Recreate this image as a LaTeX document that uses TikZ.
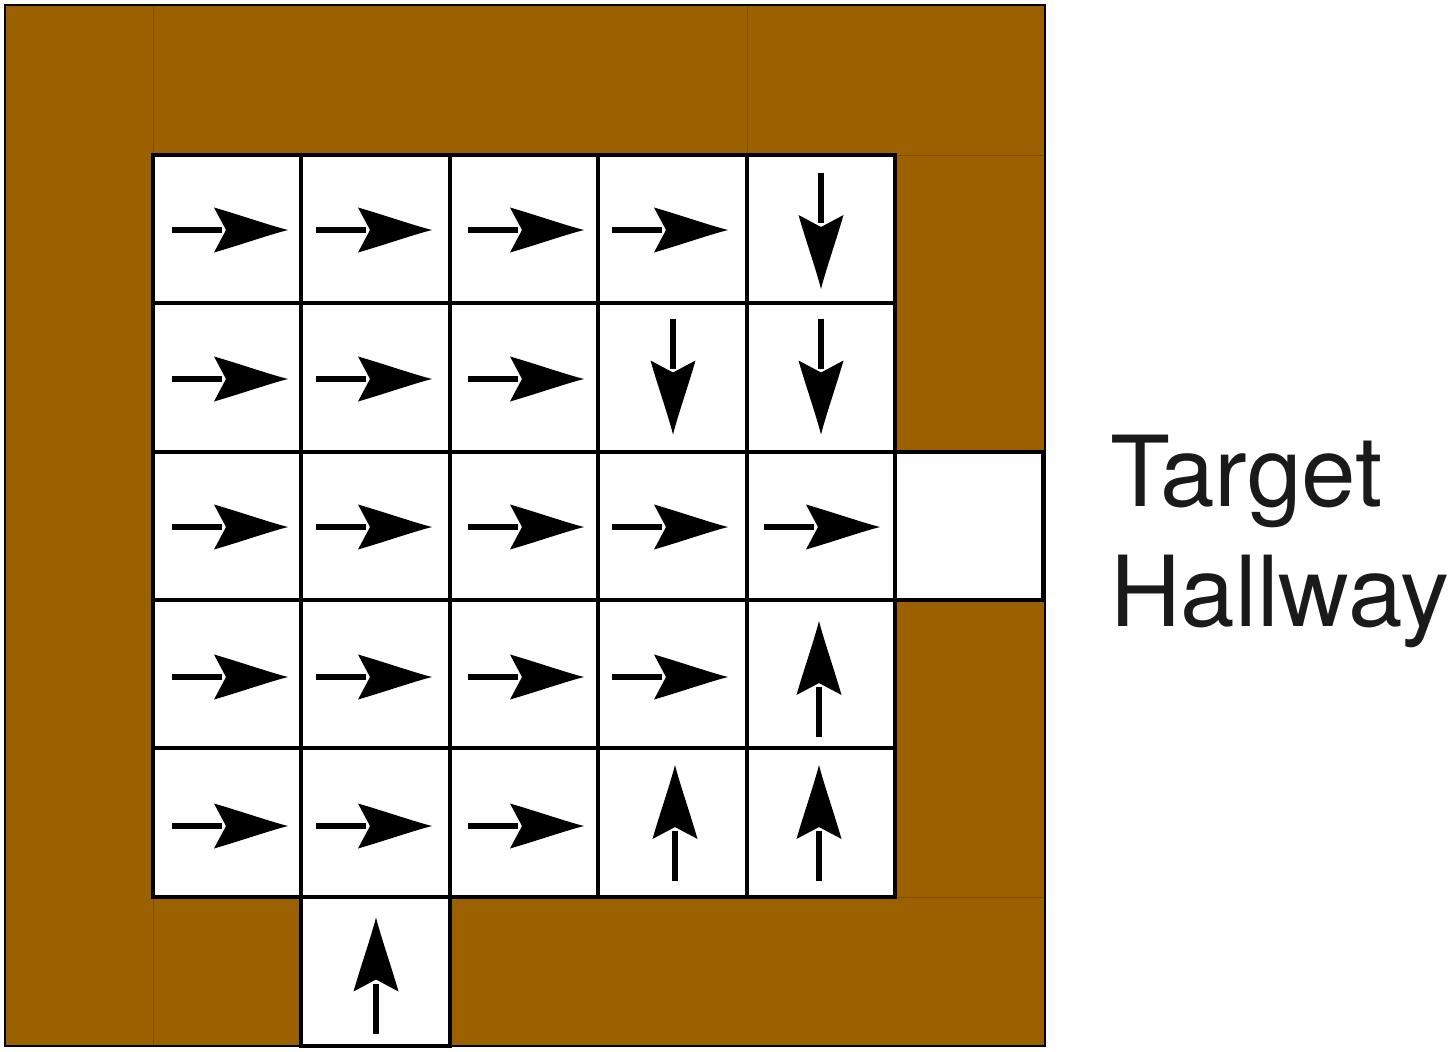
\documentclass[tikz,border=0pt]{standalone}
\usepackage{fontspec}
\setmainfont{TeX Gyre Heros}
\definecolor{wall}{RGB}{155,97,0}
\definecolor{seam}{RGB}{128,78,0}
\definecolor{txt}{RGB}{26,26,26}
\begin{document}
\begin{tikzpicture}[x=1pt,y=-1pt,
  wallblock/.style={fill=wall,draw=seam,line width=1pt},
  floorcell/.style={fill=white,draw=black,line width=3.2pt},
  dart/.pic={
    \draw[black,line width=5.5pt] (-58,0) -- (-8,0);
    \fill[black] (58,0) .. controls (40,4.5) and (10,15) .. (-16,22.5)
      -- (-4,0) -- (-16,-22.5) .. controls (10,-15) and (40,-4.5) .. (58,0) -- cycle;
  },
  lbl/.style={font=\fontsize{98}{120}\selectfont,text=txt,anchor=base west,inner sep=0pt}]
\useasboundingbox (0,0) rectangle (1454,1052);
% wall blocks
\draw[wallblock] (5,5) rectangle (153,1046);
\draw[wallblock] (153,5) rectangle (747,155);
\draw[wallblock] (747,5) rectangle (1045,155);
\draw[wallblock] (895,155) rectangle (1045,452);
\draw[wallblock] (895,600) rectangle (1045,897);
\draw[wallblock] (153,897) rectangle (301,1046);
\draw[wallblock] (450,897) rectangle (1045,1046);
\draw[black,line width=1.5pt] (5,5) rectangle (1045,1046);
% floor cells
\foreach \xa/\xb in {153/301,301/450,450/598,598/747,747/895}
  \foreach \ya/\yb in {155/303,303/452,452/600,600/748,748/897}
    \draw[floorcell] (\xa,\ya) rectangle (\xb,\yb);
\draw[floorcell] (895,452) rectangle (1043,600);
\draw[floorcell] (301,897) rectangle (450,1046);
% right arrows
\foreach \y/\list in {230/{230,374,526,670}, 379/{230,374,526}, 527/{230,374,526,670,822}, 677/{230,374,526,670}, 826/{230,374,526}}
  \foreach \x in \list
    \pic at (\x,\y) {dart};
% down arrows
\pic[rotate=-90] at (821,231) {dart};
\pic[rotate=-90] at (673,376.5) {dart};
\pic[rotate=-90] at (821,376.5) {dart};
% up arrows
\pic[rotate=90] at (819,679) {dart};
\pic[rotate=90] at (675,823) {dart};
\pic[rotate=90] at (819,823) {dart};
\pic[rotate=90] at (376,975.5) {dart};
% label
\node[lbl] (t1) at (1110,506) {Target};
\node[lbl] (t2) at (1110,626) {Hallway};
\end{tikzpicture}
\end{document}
★ ★ ★ ★ ★
Requirement:
Would you return the data exactly as written, without the pictures?

Written reply:
Recreate this image as a LaTeX document that uses TikZ.
\documentclass[tikz,border=0pt]{standalone}
\usepackage{fontspec}
\setmainfont{TeX Gyre Heros}
\definecolor{wall}{RGB}{155,97,0}
\definecolor{seam}{RGB}{128,78,0}
\definecolor{txt}{RGB}{26,26,26}
\begin{document}
\begin{tikzpicture}[x=1pt,y=-1pt,
  wallblock/.style={fill=wall,draw=seam,line width=1pt},
  floorcell/.style={fill=white,draw=black,line width=3.2pt},
  dart/.pic={
    \draw[black,line width=5.5pt] (-58,0) -- (-8,0);
    \fill[black] (58,0) .. controls (40,4.5) and (10,15) .. (-16,22.5)
      -- (-4,0) -- (-16,-22.5) .. controls (10,-15) and (40,-4.5) .. (58,0) -- cycle;
  },
  lbl/.style={font=\fontsize{98}{120}\selectfont,text=txt,anchor=base west,inner sep=0pt}]
\useasboundingbox (0,0) rectangle (1454,1052);
% wall blocks
\draw[wallblock] (5,5) rectangle (153,1046);
\draw[wallblock] (153,5) rectangle (747,155);
\draw[wallblock] (747,5) rectangle (1045,155);
\draw[wallblock] (895,155) rectangle (1045,452);
\draw[wallblock] (895,600) rectangle (1045,897);
\draw[wallblock] (153,897) rectangle (301,1046);
\draw[wallblock] (450,897) rectangle (1045,1046);
\draw[black,line width=1.5pt] (5,5) rectangle (1045,1046);
% floor cells
\foreach \xa/\xb in {153/301,301/450,450/598,598/747,747/895}
  \foreach \ya/\yb in {155/303,303/452,452/600,600/748,748/897}
    \draw[floorcell] (\xa,\ya) rectangle (\xb,\yb);
\draw[floorcell] (895,452) rectangle (1043,600);
\draw[floorcell] (301,897) rectangle (450,1046);
% right arrows
\foreach \y/\list in {230/{230,374,526,670}, 379/{230,374,526}, 527/{230,374,526,670,822}, 677/{230,374,526,670}, 826/{230,374,526}}
  \foreach \x in \list
    \pic at (\x,\y) {dart};
% down arrows
\pic[rotate=-90] at (821,231) {dart};
\pic[rotate=-90] at (673,376.5) {dart};
\pic[rotate=-90] at (821,376.5) {dart};
% up arrows
\pic[rotate=90] at (819,679) {dart};
\pic[rotate=90] at (675,823) {dart};
\pic[rotate=90] at (819,823) {dart};
\pic[rotate=90] at (376,975.5) {dart};
% label
\node[lbl] (t1) at (1110,506) {Target};
\node[lbl] (t2) at (1110,626) {Hallway};
\end{tikzpicture}
\end{document}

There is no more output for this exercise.